“It’s all well and good saying that you need to do ‘both and’” you say. But what about when we can’t afford to do both and. It will cost more money than we have, it will take more time than we have. That of course is where you plan and prioritise. But you are not prioritising one thing over another in terms of necessity, you are looking at the order in which you are going to get things done. Here are some thoughts to help.
1. What and who is available when. As I said in the first post, the manager who needs to buy a goalkeeper, striker and midfielder needs all three, so which one does he buy first? Answer, the one who comes up first. What type of church worker are we prioritising? Answer, a Communities and Families worker and that is simply because someone who can do that is available (there’s another reason below -see 3).
2. Is there a natural order to doing things -are there dependencies between different priorities? Be careful with this one and watch out for subjective reasoning. Several people told me that we should focus on the community building project first and when that started to bring people in then we could look at another service. I’m so glad that we didn’t do that. It took two years to get the building ready and by then we were well under way with our additional service. It meant that newcomers came into a context where multiple congregations were normal rather than having to go through that disruption early in their church life.
3. Are there other ways of doing what you need to do -think creatively? We still need additional workers in other positions and they are just as critical but going from actually being at a deficit when supporting one worker to supporting two feels like a stretch enough -can we really go to three? However, what we have found is that God has provided the workers for the other needs in different ways. So, we have been clear that the strategy is to get a third worker but we don’t expect them to turn up immediately. However, we are starting to look and part of the looking is through training people for urban Gospel ministry. Some of the people we train will have little long term involvement in Bearwood but some will be a great help to us in the short term and some may stay with us for the long term.

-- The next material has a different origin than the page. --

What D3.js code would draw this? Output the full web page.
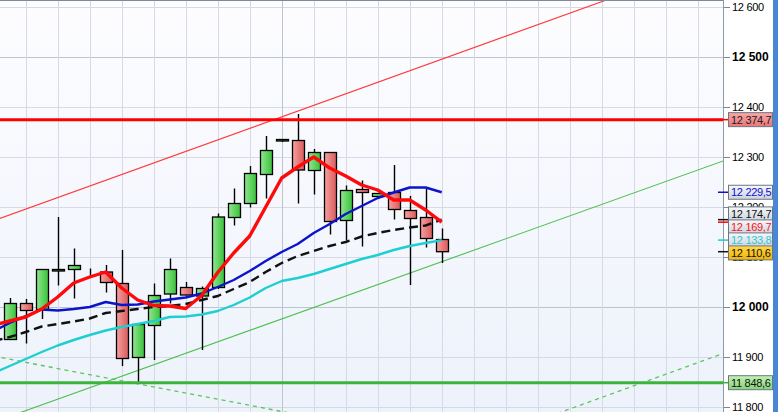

4. How short are you really? Here’s a case study. You have a church of 120 people and you’ve outgrown your small building. You are looking at renting a venue to meet in. You also want to employ a worker. The venue will cost £6000 per year -that’s £500 per month. You are tempted to say “We can’t afford to do that and employ a worker” but why not. Where will the £500 per month come from? It will either come from additional giving or existing giving if you have been running at a surplus. If you’ve already budgeted for the venue within existing giving, then you are in no different place to a church that wants to employ someone but is currently just about balancing the books. BUT, even if you are having to find an extra £500 per month for the venue, then that would be no-where near paying for a worker. You would still have a £1500 -£2000 deficit if you wanted to pay an extra worker. That’s why I would be going to the church and saying “Look guys, this is the true cost of the mission here. We may feel like we balance the books at the moment but that’s at the cost of what we are not doing that we definitely could, and definitely should be doing?” So, let’s pray about this. On the one hand, we want to be aware that there is a stretch. There will be a step of faith here. We will need to trust God to provide. At the same time, I’d want to look talk about how realistically close doing both is. Let’s assume that the 120 attendees includes 60 adult members. £500 per month is equivalent to about £8 per person and £2000 to £33 per person. Now, of course, you aren’t going to see each member giving the same amount, some will be able to give a lot more, some a lot less -but it starts to show what is possible,
I hope this helps you think through any planning and decision making you have to go through. Remember that thinking practically and counting the cost are not in competition with trusting and acting in faith. It is because we trust God that we make careful, practical decisions.